- Location: Agew Awi Zone, Amhara Region Ethiopia
- Coordinates: 11°01′07″N 36°45′31″E﻿ / ﻿11.0186012°N 36.75867843°E
- Established: 1994

= Khatasa Forest =

Khatasa Forest (sometimes spelled Kahitassa forest) is an Afromontane state forest and protected area located in the Agew Awi Zone of the Amhara Region in northwestern Ethiopia.

== History ==
The area has been protected since 1994. Since 2014 large amounts of the shrub land around the forest has been dedicated to plantation of Acacia decurrens trees.

== Geography ==
The forest area has an altitude ranging from 1500 to 3200 meters above the sea level.

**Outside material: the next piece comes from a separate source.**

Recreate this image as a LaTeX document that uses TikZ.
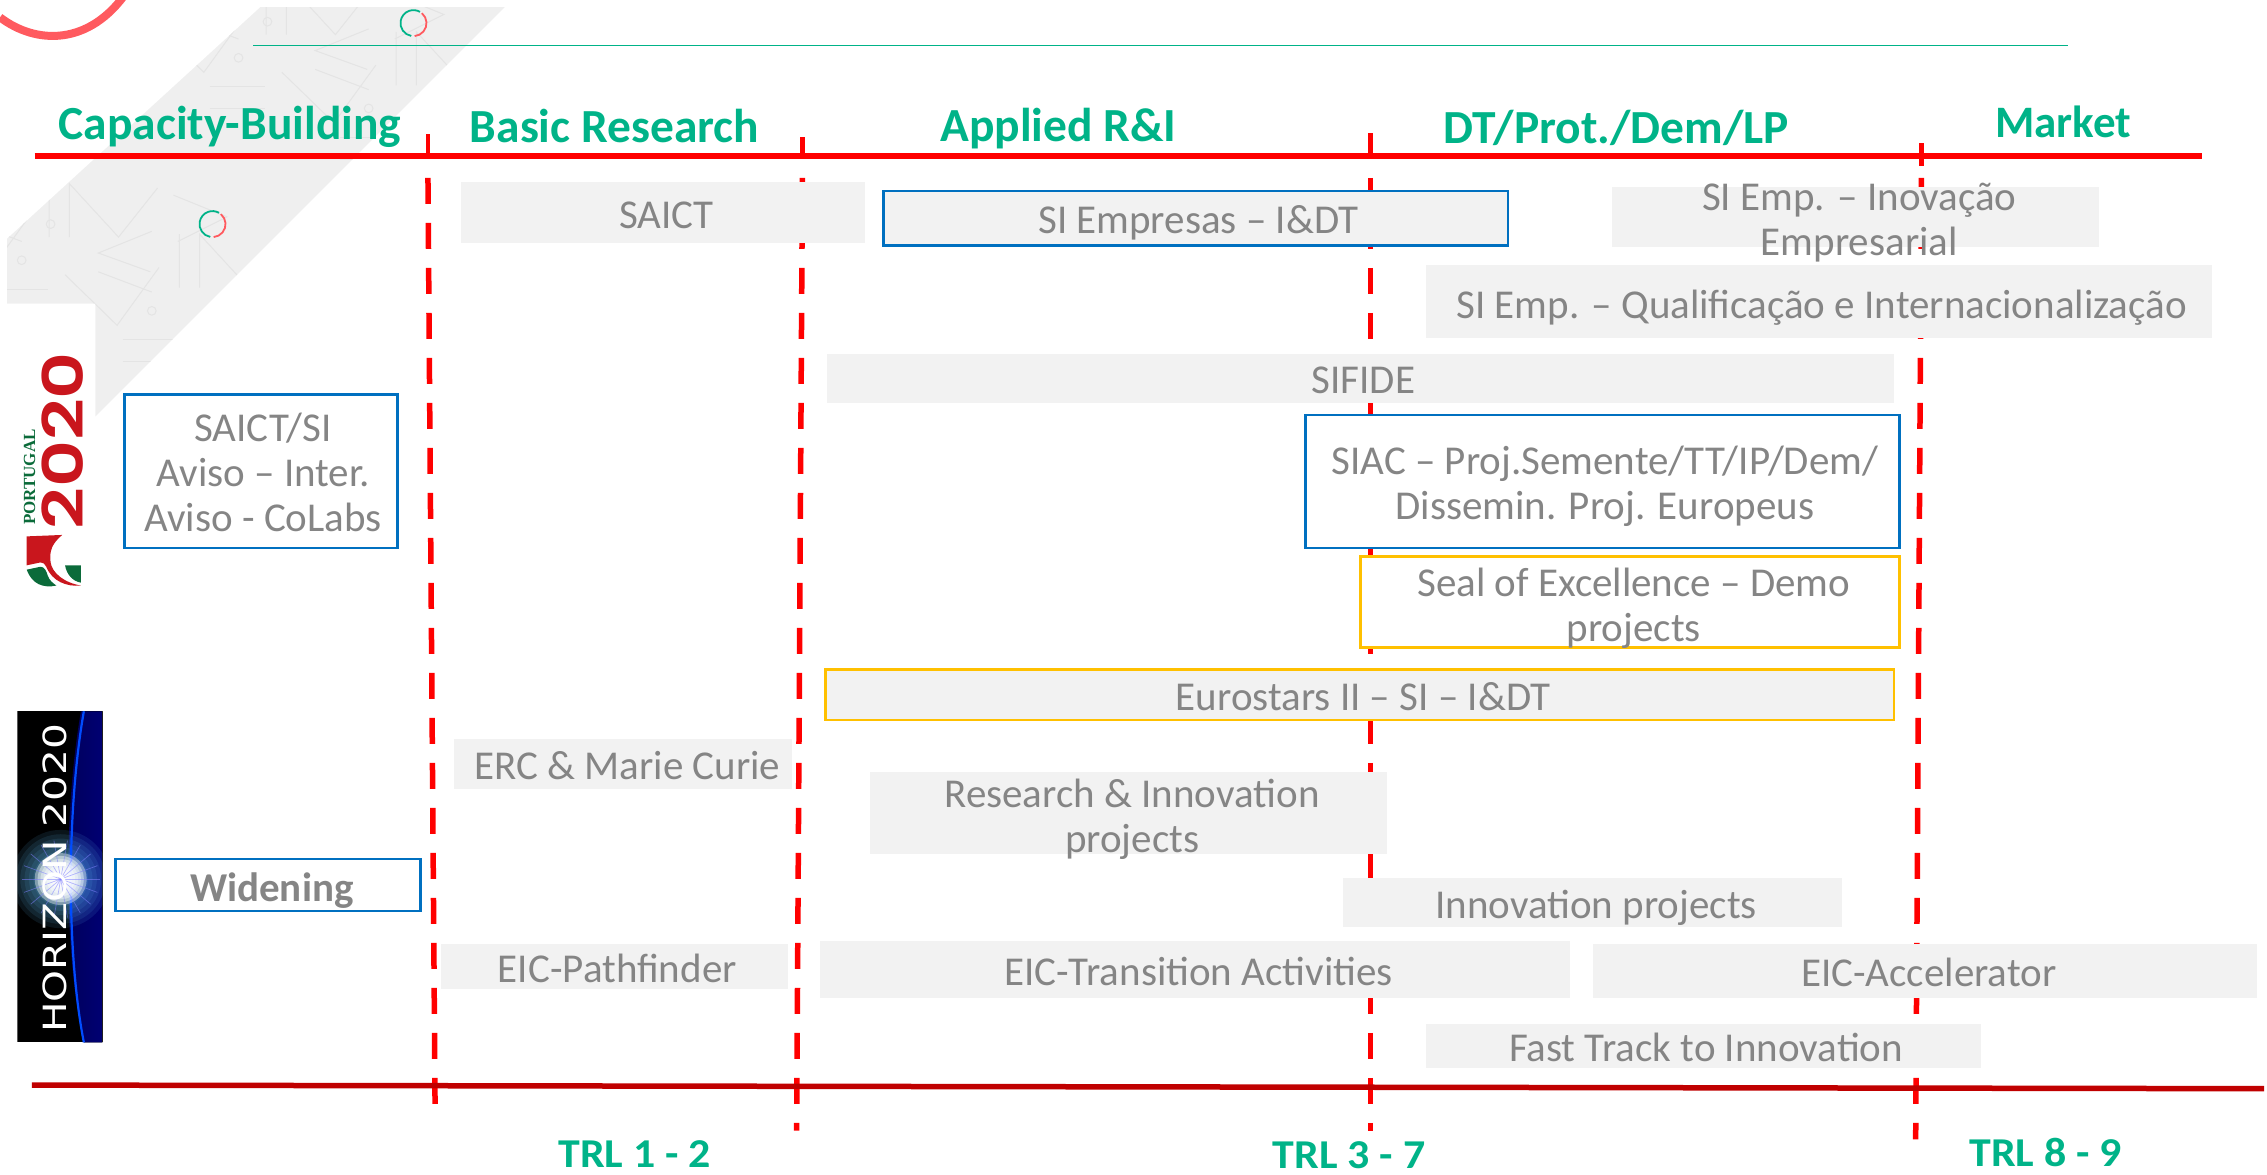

The forest consists of 35% Dega (cool and humid) and 65% Weyna Dega (cool sub-humid) climate zones. The protected area has a total area of between 7280 and 12,005 hectares, of which as of 2022 37.48% is natural forest, 24.72% is shrubland, 11.86% is plantation forest, 11.98% is decurrent seedlings, 11.78% is cropland, with remaining area divided between grazing, degraded and settlement land.

== Flora ==
A 2022 study identified following plants, among others, in the forest: Pavetta abyssinica, Apodytes dimidiata, Prunus africana, Albizia schimperiana, Vernonia auriculifera, Maytenus undata, Rubus apetalus and Vachellia abyssinica.

== Fauna ==
Black-and-white colobus monkey is present in the forest.